Ong, who served as Taiwan’s representative to India between 2008 and 2012 and is now chairman of Chunghwa Post, said that time is not on the nation’s side, as South Korea — Taiwan’s primary trade competitor — has signed a free-trade agreement (FTA) with India.
As the feasibility study for a Taiwan-India FTA was completed last year, Taipei should step up efforts to pursue closer economic ties with the South Asian economic powerhouse, which “could be ‘the next China’ for Taiwan, and take advantage of its market potential, technology and human resources,” Ong said.
The value of Taiwan-India trade has risen from US$1.11 billion in 2001, to US$6.17 billion now, according to Shambhu Hakki, deputy director of the India-Taipei Association, New Delhi’s official representative office in Taiwan.

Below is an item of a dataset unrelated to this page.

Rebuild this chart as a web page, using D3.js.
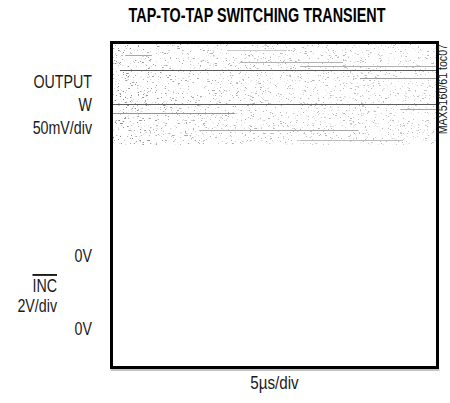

Democratic Progressive Party Legislator Chen Chieh-ju (陳節如), chairman of the bipartisan friendship group of 25 lawmakers, and Legislative Speaker Wang Jin-pyng (王金平) said there are more than 400 Indian students in master’s and doctoral programs in Taiwan, as well as thousands of Indian engineers working in local companies.
There is room for improvement in bilateral relations, as Taiwan’s investment in India amounts to a little more than US$1 billion, with fewer than 60,000 Taiwanese tourists visiting there each year, said Benjamin Ho (何登煌), director-general of the MOFA’s Department of East Asian and Pacific Affairs.